At the Oct. 21 meeting, members discussed “where the Big Bend Regional Sierra Club is now, and where we might go.”
Don wrote on the blackboard these topics and then noted what members said:
I belong to the (national) Sierra Club because --
To be part of something bigger, not so alone
Because I saw the world being destroyed, rivers caught on fire, trees being clear-cut
To support an activist organization
To help save the planet
To be with people who are worried about environment and like-minded people.
Why the local Sierra Club?
It was the first chance I had
To save the beauty of the Big Bend, which direly threatened
(To fight against) haze in paradise
(To fight for) air quality and against radioactive waste (Sierra Blanca)

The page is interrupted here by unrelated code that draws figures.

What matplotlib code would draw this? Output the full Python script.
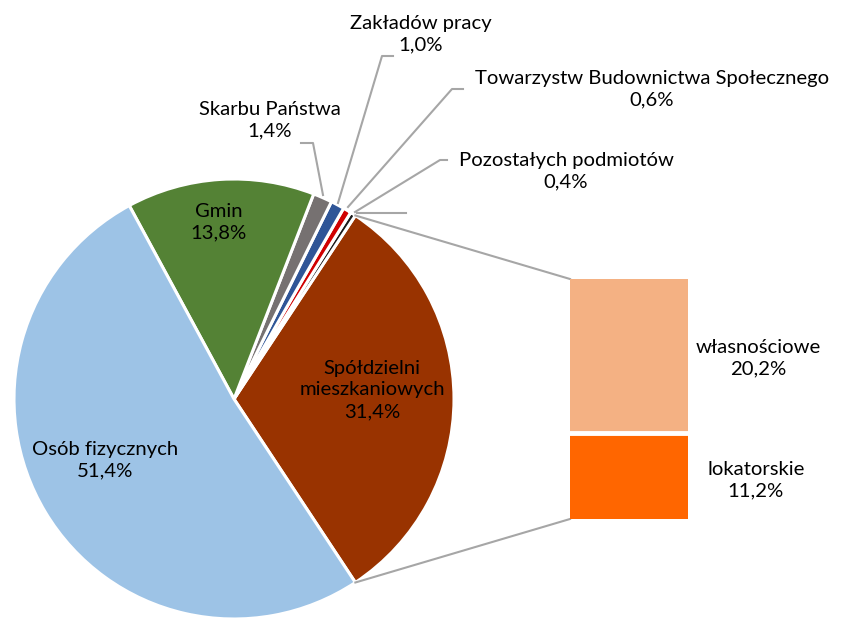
import matplotlib.pyplot as plt
import numpy as np

# ==========================
# DANE
# ==========================

kategorie = ["Spółdzielni\nmieszkaniowych", "Pozostałych podmiotów",
             "Towarzystw Budownictwa Społecznego", "Zakładów pracy",
             "Skarbu Państwa", "Gmin", "Osób fizycznych"]
udzialy = [31.4, 0.4, 0.6, 1.0, 1.4, 13.8, 51.4]
kolory = ["#993300", "#1a1a1a", "#D00000", "#2F5597",
          "#767171", "#548235", "#9DC3E6"]

spoldzielnie = ["lokatorskie", "własnościowe"]
spoldzielnie_udzialy = [11.2, 20.2]
spoldzielnie_kolory = ["#FF6600", "#F4B183"]

W, H = 845, 618


def Y(y):
    # piksele liczone od góry -> współrzędne osi
    return H - y


def etykieta(nazwa, wartosc):
    return f"{nazwa}\n{wartosc:.1f}%".replace(".", ",")


plt.rcParams["font.family"] = ["Lato", "DejaVu Sans"]

fig = plt.figure(figsize=(W / 100, H / 100), dpi=100)
ax = fig.add_axes([0, 0, 1, 1])

# ==========================
# KOŁO
# ==========================

cx, cy, r = 234, 399, 220
suma = sum(udzialy)
start = -udzialy[0] / suma * 360 / 2

ax.pie(
    udzialy,
    colors=kolory,
    startangle=start,
    counterclock=True,
    center=(cx, Y(cy)),
    radius=r,
    wedgeprops=dict(edgecolor="white", linewidth=2.2)
)

ax.set_xlim(0, W)
ax.set_ylim(0, H)
ax.set_aspect("equal")
ax.axis("off")

# ==========================
# SŁUPEK (spółdzielnie)
# ==========================

bx0, bx1, by0, by1 = 570, 688, 279, 519
bax = fig.add_axes([bx0 / W, Y(by1) / H, (bx1 - bx0) / W, (by1 - by0) / H])

dol = 0
for nazwa, wart, kol in zip(spoldzielnie, spoldzielnie_udzialy, spoldzielnie_kolory):
    bax.bar(0, wart, bottom=dol, width=1, color=kol, linewidth=0)
    dol += wart

# biała przerwa między częściami
bax.axhline(spoldzielnie_udzialy[0], color="white", linewidth=3.5)

bax.set_xlim(-0.5, 0.5)
bax.set_ylim(0, sum(spoldzielnie_udzialy))
bax.axis("off")

# linie łączące
kat = np.radians(udzialy[0] / suma * 180)
szary = "#A6A6A6"
ax.plot([cx + r * np.cos(kat), bx0], [Y(cy) + r * np.sin(kat), Y(by0)],
        color=szary, linewidth=1.5)
ax.plot([cx + r * np.cos(kat), bx0], [Y(cy) - r * np.sin(kat), Y(by1)],
        color=szary, linewidth=1.5)
ax.plot([357, 406], [Y(213), Y(213)], color=szary, linewidth=1.5)

# ==========================
# ETYKIETY
# ==========================

styl = dict(ha="center", va="center", fontsize=14.6, linespacing=1.35, color="black")

pozycje = [(372, 390), (566, 171), (652, 89), (421, 34),
           (270, 120), (219, 222), (105, 460)]
for nazwa, wart, (x, y) in zip(kategorie, udzialy, pozycje):
    ax.text(x, Y(y), etykieta(nazwa, wart), **styl)

for nazwa, wart, (x, y) in zip(spoldzielnie, spoldzielnie_udzialy,
                               [(756, 480), (758, 358)]):
    ax.text(x, Y(y), etykieta(nazwa, wart), **styl)

# linie odniesienia
linie = [
    [(323, 195), (313, 143), (301, 143)],
    [(338, 203), (382, 56), (393, 56)],
    [(348, 207), (452, 89), (463, 89)],
    [(355, 212), (440, 160), (447, 160)],
]
for pkt in linie:
    xs = [p[0] for p in pkt]
    ys = [Y(p[1]) for p in pkt]
    ax.plot(xs, ys, color=szary, linewidth=1.5)

plt.savefig("out.png", dpi=100)
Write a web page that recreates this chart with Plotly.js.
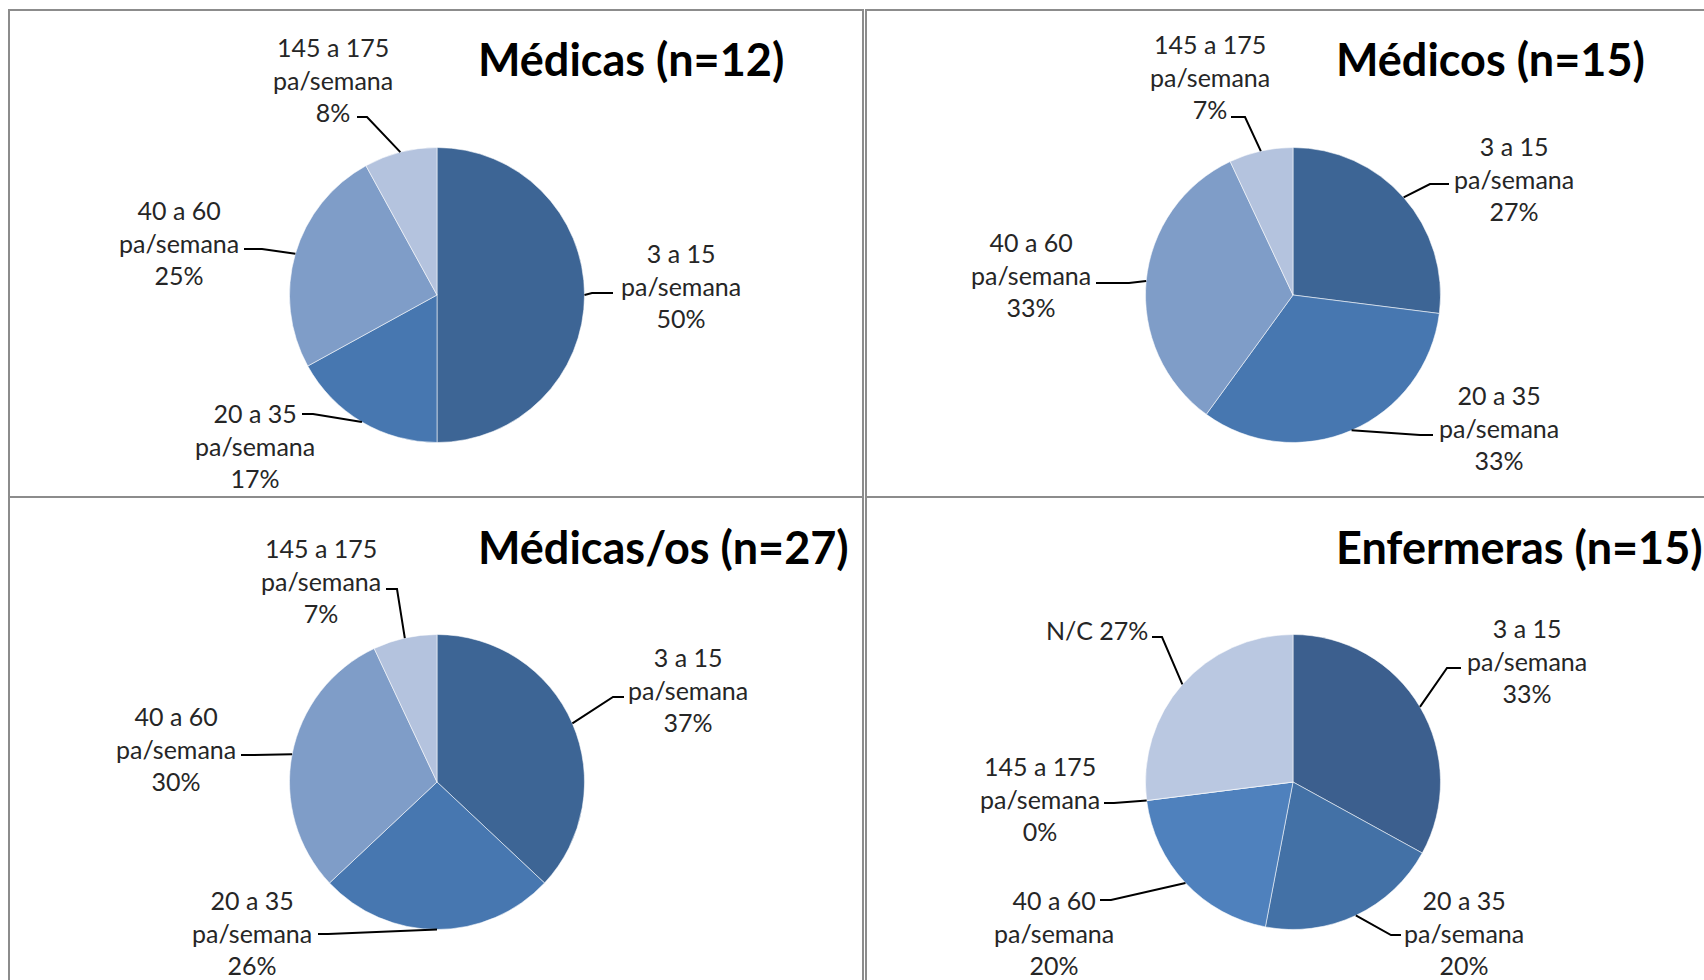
<!DOCTYPE html>
<html>
<head>
<meta charset="utf-8">
<script src="https://cdn.plot.ly/plotly-3.0.1.min.js"></script>
<style>
  html, body { margin: 0; padding: 0; background: #ffffff; }
  #chart { width: 1704px; height: 980px; }
</style>
</head>
<body>
<div id="chart"></div>
<script>
// Frecuencia de uso (pa/semana) por grupo profesional
const categories = ['3 a 15', '20 a 35', '40 a 60', '145 a 175'];
const enfermerasCategories = ['3 a 15', '20 a 35', '40 a 60', '145 a 175', 'N/C'];
const unit = 'pa/semana';

const medicasPct = [50, 17, 25, 8];
const medicosPct = [27, 33, 33, 7];
const medicasOsPct = [37, 26, 30, 7];
const enfermerasPct = [33, 20, 20, 0, 27];

const titles = ['Médicas (n=12)', 'Médicos (n=15)', 'Médicas/os (n=27)', 'Enfermeras (n=15)'];

const blues4 = ['#3D6595', '#4777B0', '#7F9DC8', '#B4C3DE'];
const blues5 = ['#3C5F8E', '#4371A6', '#4F81BD', '#8EA8D0', '#BAC8E1'];

// ---- page geometry (pixels, origin top-left) ----
const W = 1704, H = 980;
const R = 147.5;
const px = x => x / W;
const py = y => 1 - y / H;

// label placement for each panel: text centre and leader-line knee/tip
const panels = [
  {
    title: titles[0], cats: categories, vals: medicasPct, colors: blues4,
    cx: 437, cy: 295, titleX: 476, titleY: 59,
    labels: [
      {tx: 681, ty: 286, knee: [592, 293], tip: [613, 293]},
      {tx: 255, ty: 445, knee: [313, 414], tip: [302, 414]},
      {tx: 179, ty: 243, knee: [262, 249], tip: [244, 249]},
      {tx: 333, ty: 80,  knee: [367, 117], tip: [357, 117]}
    ]
  },
  {
    title: titles[1], cats: categories, vals: medicosPct, colors: blues4,
    cx: 1293, cy: 295, titleX: 1334, titleY: 59,
    labels: [
      {tx: 1514, ty: 179, knee: [1430, 184], tip: [1449, 184]},
      {tx: 1499, ty: 427, knee: [1420, 435], tip: [1433, 435]},
      {tx: 1031, ty: 275, knee: [1129, 283], tip: [1096, 283]},
      {tx: 1210, ty: 77,  knee: [1245, 117], tip: [1231, 117]}
    ]
  },
  {
    title: titles[2], cats: categories, vals: medicasOsPct, colors: blues4,
    cx: 437, cy: 782, titleX: 476, titleY: 547,
    labels: [
      {tx: 688, ty: 689, knee: [613, 697], tip: [624, 697]},
      {tx: 252, ty: 932, knee: [328, 934], tip: [318, 934]},
      {tx: 176, ty: 748, knee: [252, 755], tip: [241, 755]},
      {tx: 321, ty: 580, knee: [397, 589], tip: [386, 589]}
    ]
  },
  {
    title: titles[3], cats: enfermerasCategories, vals: enfermerasPct, colors: blues5,
    cx: 1293, cy: 782, titleX: 1334, titleY: 547,
    labels: [
      {tx: 1527, ty: 660, knee: [1447, 668], tip: [1461, 668]},
      {tx: 1464, ty: 932, knee: [1391, 935], tip: [1401, 935]},
      {tx: 1054, ty: 932, knee: [1111, 900], tip: [1100, 900]},
      {tx: 1040, ty: 798, knee: [1114, 803], tip: [1104, 803]},
      {tx: 1097, ty: 630, knee: [1162, 637], tip: [1152, 637], oneLine: true}
    ]
  }
];

const labelFont = {family: 'Lato, "Open Sans", sans-serif', size: 25, color: '#262626'};
const titleFont = {family: 'Lato, "Open Sans", sans-serif', size: 45, color: '#000000', weight: 700};

const traces = [];
const annotations = [];
const shapes = [];

// panel frames
const frameLine = {color: '#8C8C8C', width: 2};
[[9, 863, 10, 497], [866, 1720, 10, 497], [9, 863, 497, 1010], [866, 1720, 497, 1010]].forEach(f => {
  shapes.push({type: 'rect', xref: 'paper', yref: 'paper',
    x0: px(f[0]), x1: px(f[1]), y0: py(f[2]), y1: py(f[3]),
    line: frameLine, fillcolor: 'rgba(0,0,0,0)', layer: 'below'});
});

panels.forEach(p => {
  traces.push({
    type: 'pie',
    labels: p.cats,
    values: p.vals,
    sort: false,
    direction: 'clockwise',
    rotation: 0,
    textinfo: 'none',
    hoverinfo: 'label+percent',
    marker: {colors: p.colors, line: {color: 'rgba(255,255,255,0.55)', width: 1}},
    domain: {x: [px(p.cx - R), px(p.cx + R)], y: [py(p.cy + R), py(p.cy - R)]},
    showlegend: false
  });

  annotations.push({
    xref: 'paper', yref: 'paper', x: px(p.titleX), y: py(p.titleY),
    xanchor: 'left', yanchor: 'middle', showarrow: false,
    text: '<b>' + p.title + '</b>', font: titleFont
  });

  const total = p.vals.reduce((a, b) => a + b, 0);
  let cum = 0;
  p.vals.forEach((v, i) => {
    const mid = (cum + v / 2) / total * 2 * Math.PI;
    cum += v;
    const ex = p.cx + R * Math.sin(mid);
    const ey = p.cy - R * Math.cos(mid);
    const L = p.labels[i];
    const text = L.oneLine
      ? `${p.cats[i]} ${v}%`
      : `${p.cats[i]}<br>${unit}<br>${v}%`;
    annotations.push({
      xref: 'paper', yref: 'paper', x: px(L.tx), y: py(L.ty),
      xanchor: 'center', yanchor: 'middle', showarrow: false,
      text: text, font: labelFont, align: 'center'
    });
    shapes.push({
      type: 'path', xref: 'paper', yref: 'paper',
      path: `M ${px(ex)} ${py(ey)} L ${px(L.knee[0])} ${py(L.knee[1])} L ${px(L.tip[0])} ${py(L.tip[1])}`,
      line: {color: '#000000', width: 2}
    });
  });
});

const layout = {
  width: W, height: H,
  margin: {l: 0, r: 0, t: 0, b: 0},
  paper_bgcolor: '#ffffff',
  plot_bgcolor: '#ffffff',
  showlegend: false,
  annotations: annotations,
  shapes: shapes
};

Plotly.newPlot('chart', traces, layout, {displayModeBar: false, staticPlot: true});
</script>
</body>
</html>
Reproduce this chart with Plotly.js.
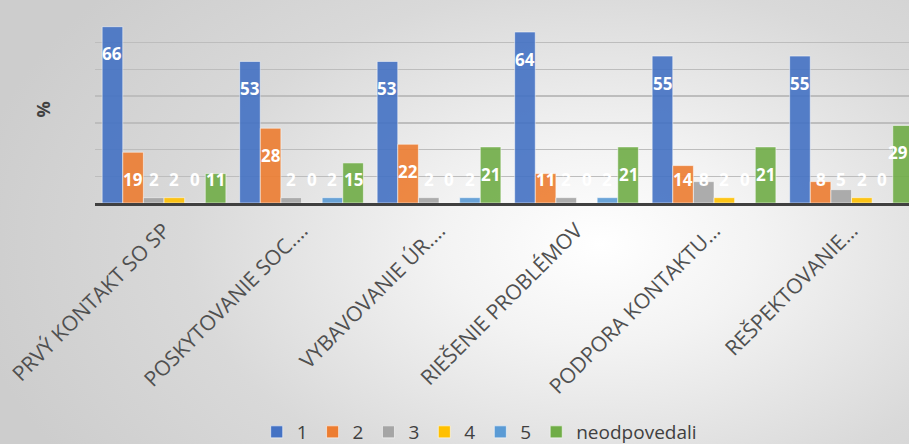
<!DOCTYPE html>
<html>
<head>
<meta charset="utf-8">
<script src="https://cdn.plot.ly/plotly-3.0.1.min.js"></script>
<style>
html,body{margin:0;padding:0;}
body{width:909px;height:444px;overflow:hidden;
background: radial-gradient(ellipse 70% 90% at 66% 55%, #ffffff 0%, #f3f3f3 25%, #d9d9d9 65%, #cdcdcd 100%);}
#chart{width:909px;height:444px;}
</style>
</head>
<body>
<div id="chart"></div>
<script>
const categories = ["PRVÝ KONTAKT SO SP", "POSKYTOVANIE SOC.…", "VYBAVOVANIE ÚR.…", "RIEŠENIE PROBLÉMOV", "PODPORA KONTAKTU…", "REŠPEKTOVANIE…"];
const seriesNames = ["1", "2", "3", "4", "5", "neodpovedali"];
const s1 = [66, 53, 53, 64, 55, 55];
const s2 = [19, 28, 22, 11, 14, 8];
const s3 = [2, 2, 2, 2, 8, 5];
const s4 = [2, 0, 0, 0, 2, 2];
const s5 = [0, 2, 2, 2, 0, 0];
const sNeod = [11, 15, 21, 21, 21, 29];
const colors = ["#4472C4", "#ED7D31", "#A5A5A5", "#FFC000", "#5B9BD5", "#70AD47"];

const series = [s1, s2, s3, s4, s5, sNeod];
const bargap = 0.1;
const barW = (1 - bargap) / series.length;
const xRange = [-0.502, 5.418];

const traces = series.map((vals, k) => ({
  type: "bar",
  name: seriesNames[k],
  x: categories,
  y: vals,
  marker: {color: colors[k], opacity: 0.9, line: {color: "rgba(255,255,255,0.55)", width: 1}},
  hoverinfo: "skip"
}));

const annotations = [];
series.forEach((vals, k) => {
  const off = -(1 - bargap) / 2 + barW * (k + 0.5);
  vals.forEach((v, i) => {
    const xv = i + off;
    annotations.push({
      x: xv, y: Math.max(v - 10.2, 8.7), xref: "x", yref: "y",
      text: "<b>" + v + "</b>", showarrow: false,
      font: {family: "'Open Sans', 'Liberation Sans', sans-serif", size: 17, color: "#ffffff"},
      xanchor: xv + 0.08 > xRange[1] ? "right" : "center", yanchor: "middle",
      xshift: xv + 0.08 > xRange[1] ? 7 : 0
    });
  });
});
annotations.push({
  xref: "paper", yref: "paper", x: -0.065, y: 0.5, text: "<b>%</b>", showarrow: false,
  textangle: -90, font: {family: "'Open Sans', 'Liberation Sans', sans-serif", size: 18, color: "#404040"},
  xanchor: "center", yanchor: "middle"
});

const layout = {
  width: 909, height: 444,
  margin: {l: 95, r: 0, t: 16, b: 241, autoexpand: false},
  paper_bgcolor: "rgba(0,0,0,0)",
  plot_bgcolor: "rgba(0,0,0,0)",
  barmode: "group",
  bargap: bargap,
  bargroupgap: 0,
  font: {family: "'Open Sans', 'Liberation Sans', sans-serif", color: "#404040"},
  xaxis: {
    type: "category",
    range: xRange,
    tickangle: -45,
    tickfont: {size: 21, color: "#505050"},
    ticklabelstandoff: 4,
    showline: true, linecolor: "#404040", linewidth: 3,
    ticks: "", showgrid: false, zeroline: false, automargin: false
  },
  yaxis: {
    range: [0, 70],
    dtick: 10,
    showticklabels: false,
    showgrid: true, gridcolor: "#BDBDBD", gridwidth: 1.5,
    zeroline: false, showline: false, ticks: "", automargin: false
  },
  showlegend: true,
  legend: {
    orientation: "h", x: 0.472, xanchor: "center",
    yref: "container", y: 0.027, yanchor: "middle",
    font: {size: 19, color: "#404040"}, bgcolor: "rgba(0,0,0,0)",
    itemwidth: 30, traceorder: "normal"
  },
  annotations: annotations
};

Plotly.newPlot("chart", traces, layout, {staticPlot: true, displayModeBar: false});
</script>
</body>
</html>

Because Big Bend National Park is one of the world’s great parks
I never had allergies until Carbon II (in Mexico) went on line
Club was organized around environmental issues
Some people go more for outings
Perhaps local club needs to do more outings
Outings (which requires an outings chairman to organize and have first aid classifications) could involve more and younger people in the group
Connect local club with organized groups who come out by bus, then we might make connections with these groups and have people who advocate for Big Bend
National Sierra Club has two groups of outings to Big Bend per year and local club members could hook up with them
Praise for newsletter, highway cleanup, summer social, and refreshments and conversation after meetings
Windmill outing suggested (to McCamey? with explanations for alternative energy) and to winery
Nature Conservancy, perhaps to Sheffield and Fort Lancaster
Mining is an issue that worries people
Local springs being depleted
Oil & Gas drilling
More activism within the group, and more activism on local issues -- Marfa, Terlingua, Fort Davis
Rock crusher -- US Clay and Terlingua mining
More outreach to Hispanics and to ranching community
Program suggestions -- suggested speakers
On natural history
Growth of juniper, growth of tamarisk
John Karges and Linda Hedges
Mexican protected areas (Maderas del Carmen -- Alberto Garza)
Cemex -- Bonnie and Billy Pat McKinney
Rio Grande Institute -- Ty Fain and Mark Briggs Jack DeLoach on beetle control of tamarisk Lonn Taylor of Fort Davis as speaker
Chinati Mountain state park
Big Bend Ranch state
Sierra Club issues for world
Pollution caused by war
Environment vulnerable to military use
Sierra Club issues for Big Bend
Light pollution at Alpine border patrol parking area
Suggest exploring issues that concern Marfa, Terlingua, Fort Davis
Fran Sage suggested that world issues could be broken up into more manageable material, such as local emphasis on water, or on radioactive waste on the Texas-New Mexico border. Others suggested the group should be participants in Sul Ross Earth Day activities, also in local schools.